Airman Kowalski said she likes life at the base, located 50 miles northwest of the Honduran capital of Tegucigalpa. But after six months on station, she said she has grown to hate getting up in the middle of the night and going to a communal bathroom in another building -- sometimes in pouring rain. And though she will not be around for the changes, she said troops will definitely welcome them.

“I wish the changes were in place right now,” she said.

The construction will take place “over the next few fiscal years,” said Army Col. Rick Bassett, commander of the joint task force’s 600-plus troops. Eventually, all base facilities will be new or receive major upgrades. He said this kind of construction is not common for temporary bases.

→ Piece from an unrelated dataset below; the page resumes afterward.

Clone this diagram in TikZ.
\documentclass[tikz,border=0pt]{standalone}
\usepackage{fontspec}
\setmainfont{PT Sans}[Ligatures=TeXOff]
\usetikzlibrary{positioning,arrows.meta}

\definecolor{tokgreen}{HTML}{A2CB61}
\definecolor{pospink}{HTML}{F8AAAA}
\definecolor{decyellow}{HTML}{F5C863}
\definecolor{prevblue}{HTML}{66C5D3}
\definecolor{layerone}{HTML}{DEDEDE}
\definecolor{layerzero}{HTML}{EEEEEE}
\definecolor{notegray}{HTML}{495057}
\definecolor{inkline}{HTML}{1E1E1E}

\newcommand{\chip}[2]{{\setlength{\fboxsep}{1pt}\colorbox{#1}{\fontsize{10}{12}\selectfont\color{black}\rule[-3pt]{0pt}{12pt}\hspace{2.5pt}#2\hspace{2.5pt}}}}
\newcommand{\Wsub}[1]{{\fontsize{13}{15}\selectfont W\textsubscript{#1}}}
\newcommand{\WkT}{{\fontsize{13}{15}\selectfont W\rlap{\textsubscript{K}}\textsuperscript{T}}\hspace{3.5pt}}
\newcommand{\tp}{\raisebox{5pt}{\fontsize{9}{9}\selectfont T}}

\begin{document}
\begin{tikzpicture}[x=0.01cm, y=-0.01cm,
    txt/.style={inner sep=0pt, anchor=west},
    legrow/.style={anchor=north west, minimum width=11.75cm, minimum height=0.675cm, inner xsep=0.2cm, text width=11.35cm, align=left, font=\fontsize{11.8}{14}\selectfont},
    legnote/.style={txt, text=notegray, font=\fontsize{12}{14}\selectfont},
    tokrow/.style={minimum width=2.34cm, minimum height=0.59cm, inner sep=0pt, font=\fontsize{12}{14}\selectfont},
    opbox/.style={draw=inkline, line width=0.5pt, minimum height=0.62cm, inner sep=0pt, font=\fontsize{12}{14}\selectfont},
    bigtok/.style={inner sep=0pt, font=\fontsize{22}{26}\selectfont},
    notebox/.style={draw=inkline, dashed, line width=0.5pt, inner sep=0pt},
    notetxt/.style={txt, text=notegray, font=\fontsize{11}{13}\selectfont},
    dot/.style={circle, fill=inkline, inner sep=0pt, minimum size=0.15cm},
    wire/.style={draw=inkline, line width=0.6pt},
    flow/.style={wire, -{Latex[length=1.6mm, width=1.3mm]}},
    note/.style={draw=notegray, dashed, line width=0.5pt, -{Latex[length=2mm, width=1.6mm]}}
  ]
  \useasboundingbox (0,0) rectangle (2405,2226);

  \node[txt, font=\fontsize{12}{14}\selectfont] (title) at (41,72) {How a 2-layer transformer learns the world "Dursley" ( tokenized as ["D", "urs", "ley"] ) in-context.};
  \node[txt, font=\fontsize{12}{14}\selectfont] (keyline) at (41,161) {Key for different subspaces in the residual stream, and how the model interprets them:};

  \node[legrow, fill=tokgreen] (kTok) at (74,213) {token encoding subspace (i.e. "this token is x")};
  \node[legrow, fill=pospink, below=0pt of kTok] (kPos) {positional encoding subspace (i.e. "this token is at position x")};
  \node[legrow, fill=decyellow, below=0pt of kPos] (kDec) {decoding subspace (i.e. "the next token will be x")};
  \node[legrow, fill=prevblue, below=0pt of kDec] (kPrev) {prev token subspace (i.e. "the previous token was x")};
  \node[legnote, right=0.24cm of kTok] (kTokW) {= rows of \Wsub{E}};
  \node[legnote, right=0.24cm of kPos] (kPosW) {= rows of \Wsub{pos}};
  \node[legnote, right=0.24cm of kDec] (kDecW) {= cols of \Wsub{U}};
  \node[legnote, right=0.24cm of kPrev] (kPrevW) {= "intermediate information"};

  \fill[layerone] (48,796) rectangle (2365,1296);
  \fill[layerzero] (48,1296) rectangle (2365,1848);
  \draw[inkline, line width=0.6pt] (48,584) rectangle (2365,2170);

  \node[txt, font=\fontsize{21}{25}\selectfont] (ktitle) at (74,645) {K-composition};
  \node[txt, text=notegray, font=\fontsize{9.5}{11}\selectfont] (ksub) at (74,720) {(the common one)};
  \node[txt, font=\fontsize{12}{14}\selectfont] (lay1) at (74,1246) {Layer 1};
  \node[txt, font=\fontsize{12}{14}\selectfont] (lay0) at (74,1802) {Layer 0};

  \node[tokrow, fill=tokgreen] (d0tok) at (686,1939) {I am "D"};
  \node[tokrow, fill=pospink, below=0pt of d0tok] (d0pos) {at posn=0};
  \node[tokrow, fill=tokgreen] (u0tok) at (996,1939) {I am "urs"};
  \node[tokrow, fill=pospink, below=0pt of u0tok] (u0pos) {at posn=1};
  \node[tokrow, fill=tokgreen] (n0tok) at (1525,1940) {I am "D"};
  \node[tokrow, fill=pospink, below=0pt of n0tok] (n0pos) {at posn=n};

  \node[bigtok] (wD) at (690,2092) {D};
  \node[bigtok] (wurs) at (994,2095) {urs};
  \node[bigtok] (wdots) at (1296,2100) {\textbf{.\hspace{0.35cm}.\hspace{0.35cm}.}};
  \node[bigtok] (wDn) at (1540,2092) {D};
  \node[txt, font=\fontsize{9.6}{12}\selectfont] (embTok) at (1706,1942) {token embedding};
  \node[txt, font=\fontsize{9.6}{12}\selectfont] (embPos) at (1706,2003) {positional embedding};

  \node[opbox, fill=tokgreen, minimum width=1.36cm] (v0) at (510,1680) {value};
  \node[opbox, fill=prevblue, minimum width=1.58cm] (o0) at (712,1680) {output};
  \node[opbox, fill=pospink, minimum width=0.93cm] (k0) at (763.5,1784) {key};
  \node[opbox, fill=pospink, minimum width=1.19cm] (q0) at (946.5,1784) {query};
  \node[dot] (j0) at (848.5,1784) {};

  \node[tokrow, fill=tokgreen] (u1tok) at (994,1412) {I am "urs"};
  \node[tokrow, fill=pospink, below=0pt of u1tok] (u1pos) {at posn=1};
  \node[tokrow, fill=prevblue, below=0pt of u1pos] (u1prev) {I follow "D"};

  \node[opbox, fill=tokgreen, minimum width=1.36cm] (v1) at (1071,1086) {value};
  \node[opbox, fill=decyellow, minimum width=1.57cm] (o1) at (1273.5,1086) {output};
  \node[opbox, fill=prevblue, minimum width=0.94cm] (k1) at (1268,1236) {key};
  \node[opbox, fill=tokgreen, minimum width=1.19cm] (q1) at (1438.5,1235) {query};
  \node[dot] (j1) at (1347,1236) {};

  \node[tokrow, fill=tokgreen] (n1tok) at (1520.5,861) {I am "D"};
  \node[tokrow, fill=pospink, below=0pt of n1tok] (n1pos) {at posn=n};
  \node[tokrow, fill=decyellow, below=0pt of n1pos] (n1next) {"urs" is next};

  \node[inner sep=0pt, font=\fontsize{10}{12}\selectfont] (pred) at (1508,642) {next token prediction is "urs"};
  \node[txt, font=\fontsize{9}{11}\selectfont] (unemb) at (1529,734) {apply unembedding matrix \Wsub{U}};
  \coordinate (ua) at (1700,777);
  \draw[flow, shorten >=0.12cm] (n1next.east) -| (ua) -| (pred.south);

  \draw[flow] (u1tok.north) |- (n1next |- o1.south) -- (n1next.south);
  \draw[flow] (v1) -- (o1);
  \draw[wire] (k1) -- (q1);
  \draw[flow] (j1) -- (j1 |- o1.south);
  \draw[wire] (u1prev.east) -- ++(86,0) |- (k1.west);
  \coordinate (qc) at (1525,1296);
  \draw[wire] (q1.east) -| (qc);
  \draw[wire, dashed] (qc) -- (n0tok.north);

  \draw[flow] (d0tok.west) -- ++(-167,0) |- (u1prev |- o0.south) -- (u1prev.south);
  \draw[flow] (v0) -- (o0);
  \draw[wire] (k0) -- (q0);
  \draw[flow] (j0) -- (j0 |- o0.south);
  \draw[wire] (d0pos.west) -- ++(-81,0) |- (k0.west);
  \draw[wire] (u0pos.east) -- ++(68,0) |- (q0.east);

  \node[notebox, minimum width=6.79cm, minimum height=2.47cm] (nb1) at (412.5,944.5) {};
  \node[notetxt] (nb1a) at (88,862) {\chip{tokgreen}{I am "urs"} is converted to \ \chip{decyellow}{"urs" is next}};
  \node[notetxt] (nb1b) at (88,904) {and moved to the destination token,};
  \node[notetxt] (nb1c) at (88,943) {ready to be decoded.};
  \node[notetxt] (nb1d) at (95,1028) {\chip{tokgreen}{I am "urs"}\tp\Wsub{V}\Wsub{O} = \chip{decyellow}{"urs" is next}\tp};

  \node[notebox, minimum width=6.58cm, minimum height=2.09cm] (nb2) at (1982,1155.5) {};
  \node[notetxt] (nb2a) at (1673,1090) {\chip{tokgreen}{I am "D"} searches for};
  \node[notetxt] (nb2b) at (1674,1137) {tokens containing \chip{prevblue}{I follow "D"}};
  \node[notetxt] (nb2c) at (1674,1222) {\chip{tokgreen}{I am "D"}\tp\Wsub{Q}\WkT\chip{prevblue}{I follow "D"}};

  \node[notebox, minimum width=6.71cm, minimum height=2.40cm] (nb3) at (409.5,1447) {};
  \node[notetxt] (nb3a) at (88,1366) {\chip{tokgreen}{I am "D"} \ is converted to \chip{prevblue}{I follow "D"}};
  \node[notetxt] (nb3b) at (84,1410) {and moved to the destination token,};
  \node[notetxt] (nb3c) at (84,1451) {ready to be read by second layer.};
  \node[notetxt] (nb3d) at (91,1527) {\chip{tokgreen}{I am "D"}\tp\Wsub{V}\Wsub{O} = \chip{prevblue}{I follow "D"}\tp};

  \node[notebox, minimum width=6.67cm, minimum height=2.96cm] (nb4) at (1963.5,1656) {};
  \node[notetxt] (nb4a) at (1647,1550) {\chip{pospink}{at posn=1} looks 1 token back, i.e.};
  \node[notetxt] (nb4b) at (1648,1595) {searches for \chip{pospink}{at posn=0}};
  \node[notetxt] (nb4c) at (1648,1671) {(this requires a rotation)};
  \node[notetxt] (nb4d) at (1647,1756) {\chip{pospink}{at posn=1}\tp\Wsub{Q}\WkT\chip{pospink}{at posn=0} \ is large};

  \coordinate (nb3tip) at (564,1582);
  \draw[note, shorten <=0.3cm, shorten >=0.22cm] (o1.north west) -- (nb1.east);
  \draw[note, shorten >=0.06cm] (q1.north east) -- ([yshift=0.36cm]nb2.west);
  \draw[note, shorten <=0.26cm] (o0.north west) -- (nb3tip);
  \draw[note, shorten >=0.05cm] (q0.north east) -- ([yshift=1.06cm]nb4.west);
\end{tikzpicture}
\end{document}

“Normally, a joint task force is stood up for a short period of time,” he said. “But we’ve been in existence for almost 20 years and will be here for the foreseeable future.”

Construction crews are building some of the apartment buildings in a big open field next to rows of the old hooches.

Lt. Col. Jim Hetherington, who commands the task force’s 240-plus Airmen, said the construction will take some of the edge off of being on a remote assignment. A big improvement is the indoor plumbing and central air conditioning the new buildings will have. Hooches do not have running water, and many have old, noisy window air conditioning units.

The changes will boost morale for joint task force troops, he said. They have a big U.S. Southern Command mission. Joint task force servicemembers maintain the largest runway in the country so troops can support counterdrug and humanitarian missions, provide search and rescue and afford a U.S. presence in the region.

Besides keeping the runway open, Airmen provide the base’s civil engineering support. The new buildings will make their jobs easier since they will not require constant maintenance like the existing buildings, Colonel Hetherington said.

Colonel Bassett said the construction is indicative of the commitment the U.S. has toward the task force’s mission and its presence in the region. And since the pullout of U.S. forces from Panama in 1999, Soto Cano’s mission has grown in importance.

“We’re the only forward-deployed element in Southern Command’s area of responsibility,” he said. “So we’re the first response.”